4)    They make a mockery of HR – So most of these guys are sole traders – or as you and I would know them, consultants. But they don’t call themselves consultants, because that sounds too…..well corporate. Instead they call themselves coaches, or business owners, connectors or perhaps my favourite, CEOs. They don’t talk about 80% of the work that we do in HR, they don’t talk about industrial relations or employment relations. They have no idea. They think they’re talking about HR, but their only audience are the navels they’re gazing into.

5)    They disrespect the honest working person – Most of us work because we need money. Most people HAVE to work because they need money. Most of us are absolutely ok with that. Talk of fulfilment, engagement, passion, vocation….these are things that the vast majority have no time for. Not because, they’re not brave enough, but because they have no economic choice. You’re not the vanguard, you’re the indulgent.

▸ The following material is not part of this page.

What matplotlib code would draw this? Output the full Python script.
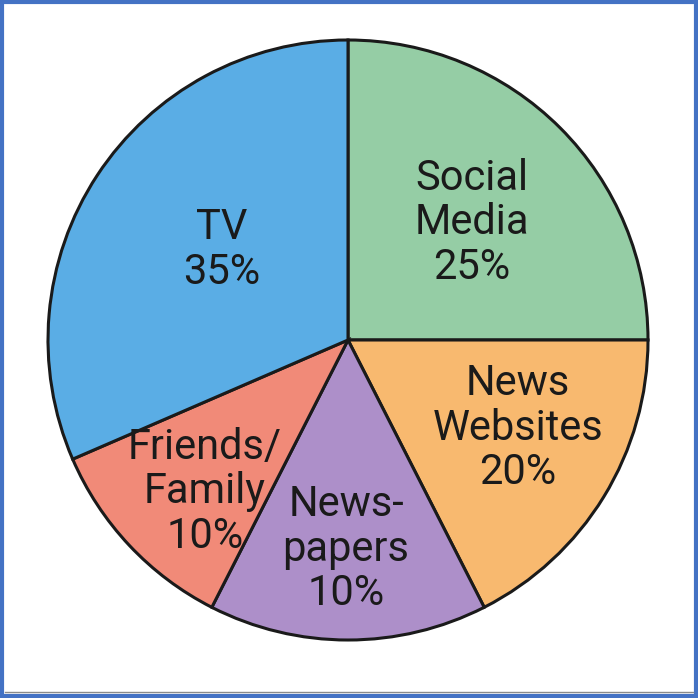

6)    They quote – For the love of Buddha. No more quotes. No more quotes. Yes Martin Luther King Jr was amazing, yes the Dalai Lama is a dude. But I don’t need you to tell me something that you’ve just looked up on findmeaninspirationalquote.com. I really don’t.

7)    They create pointless “communities” – Remember when you were a kid and you had gangs? Not the sort that wear their trousers low and stab you. I’m talking about the kind with passwords and “bases”. These guys have hashtags and tweet ups that are about as sophisticated and as meaningless. The thing is, they’re adults. Not kids. Which makes it kinda creepy.

8)    They place “connection” over “content” – Discernment doesn’t come easy to these guys. You look like me, you sound like me we’re all good. You write the biggest piece of twaddle ever on your blog and I will comment and retweet. Why? Because I want you to do the same. Effluent is effluent regardless of how many times it multiplies.

9)    They place nothing in context – FX crisis? Economic downturn? Political turmoil? How does that impact on us? I mean, we’re above of all of that….we’ve risen to a new emotional and intellectual plane where these things don’t matter. We’re creating a new agenda, a new way of thinking, we’re…….living in a bubble…..and talking out of your behinds…..that’s what.

10) They have a dreadful dress sense and bad breath – OK….so I made that one up. But I bet they do, I mean…..it would stand to reason, right?